WHAT IS TITLE INSURANCE?
Title Insurance is protection against loss if a covered defect is found in your title. Title insurance will pay for defending against any lawsuit attacking the title as insured, and will either clear up title problems or pay the insured’s losses, up to the policy insurance amount.
WHY IS IT NECESSARY?
When you buy a home, you are given a title to the property, which generally means you receive full legal ownership. But sometimes there is a hidden mistake in a prior deed, will, mortgage, etc., that may give someone else a valid legal claim against your property. Having title insurance provides a safety fence around your property.
WHO IS COVERED BY TITLE INSURANCE?
The Lender:
When you buy property, you are required to buy a Lender’s Policy for your lender. This covers the outstanding balance on the mortgage for the lender, but does protect you. This policy will protect the lender against loss due to unknown title defects.
The Buyer:
When purchasing property, it is a good idea to get your own Owner’s Policy. For a one-time premium, the policy remains in effect as long as you, the insured, or the insured’s heirs retain an interest in the property or have any obligations under a warranty in any conveyance of it. Owner’s title insurance, issued simultaneously with a loan policy, is the best title insurance value a property owner can get.
WHAT ARE SOME TITLE RISKS?
It will depend on the type of policy that you have. Typically it protects against four (4) hidden risks.
1. Errors Incorrect information contained in deeds, mortgages and public records. For instance, forged deed or release of mortgages, false impersonation of the true owner of the property, undisclosed or missing heirs and mistakes in recording legal documents.
2. Liens Claims against the property or the seller that become the new owner’s responsibility after the sale. For instance, there might be unpaid mortgages, taxes, sewer bills/liens, homeowners associations liens and bills owed to contractors or other creditors.
3. Ownership: Claims made against ownership. For instance, a claim to marital interest by the spouse of a former owner or by a child of a former owner who was not mentioned in his or her parents wills.
4. Deed Invalid transfer by a current or previous seller who did not actually own the property or fraudulently transferred the property.
WHAT ARE EXCEPTIONS?
Standard Exceptions:
Standard Exceptions are sometimes referred to as "general exceptions" or "standard exceptions". These exceptions are not revealed by public records. These are:
1. Rights or claims or parties in possession not shown by the public records.
2. Encroachments, overlaps, boundary line disputes, and any matters that would be disclosed by an accurate survey and inspection of the premises.
3. Easements or claims of easements not shown by the public records.
4. Any lien, or right to a lien, for services, labor, or material heretofore or hereafter furnished, imposed by law and not shown by the public records.

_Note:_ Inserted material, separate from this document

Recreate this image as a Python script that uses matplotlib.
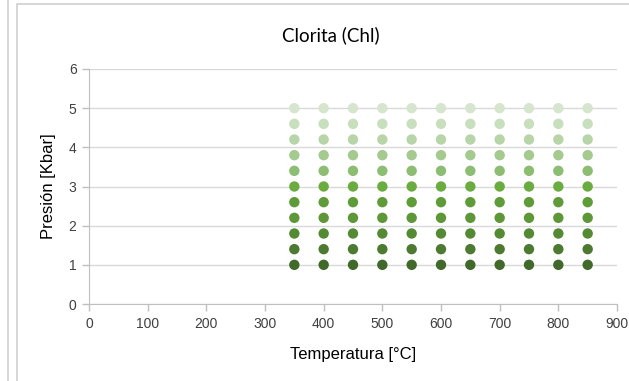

5. Taxes or special assessments that are not shown as existing liens by the public records.
Special Exceptions:
These are added exceptions to your policy and shown on Schedule B. This schedule contains recorded information about real estate taxes, easements, covenants and restrictions, voluntary liens or judgments, mortgages, and any interest another party might have in said property.
The title company may remove some exceptions for the Lender’s and/or Owner’s Policies, if requested. As long as all the parties produced the required elements to the company.
WHAT IS A TITLE SEARCH?
You’ve decided to purchase a home and hope to take possession as soon as possible. The terms have been agreed upon and all the financial arrangements have been made. But there is one important detail remaining. Before the transaction can close, a title search must be made.
It is a detailed examination of the historical records concerning the property. A title search is the process of determining from the public record just what these rights are and who owns them. Also, it is a determination of the person who is selling the property and has the right to sell it, and that the buyer is getting all the rights to the property (title) that he or she is paying for.
The search process can be undertaken by the title company and the title company must determine insurability of the title as part of the search process. This leads to the issuance of a title policy, which insures the existence or non-existence of rights to the property. The title insurance company will, at its own expense, defend the title and will pay losses within the coverage of the policy if they occur.
COMMITMENT:
When these searches have been completed, the title company issues a commitment to insure the proposed insures shown on the commitment. The two basic functions of the Commitment are that it discloses to the buyer or lender the status of the title. Second, it obligates the company to issue a final policy upon the closing of the transaction.
Also, the Commitment, when issued, remains in effect for a period of six months from the effective date. This period of time may be extended for additional periods of six months through the use of a Date Down Endorsement and a later date search.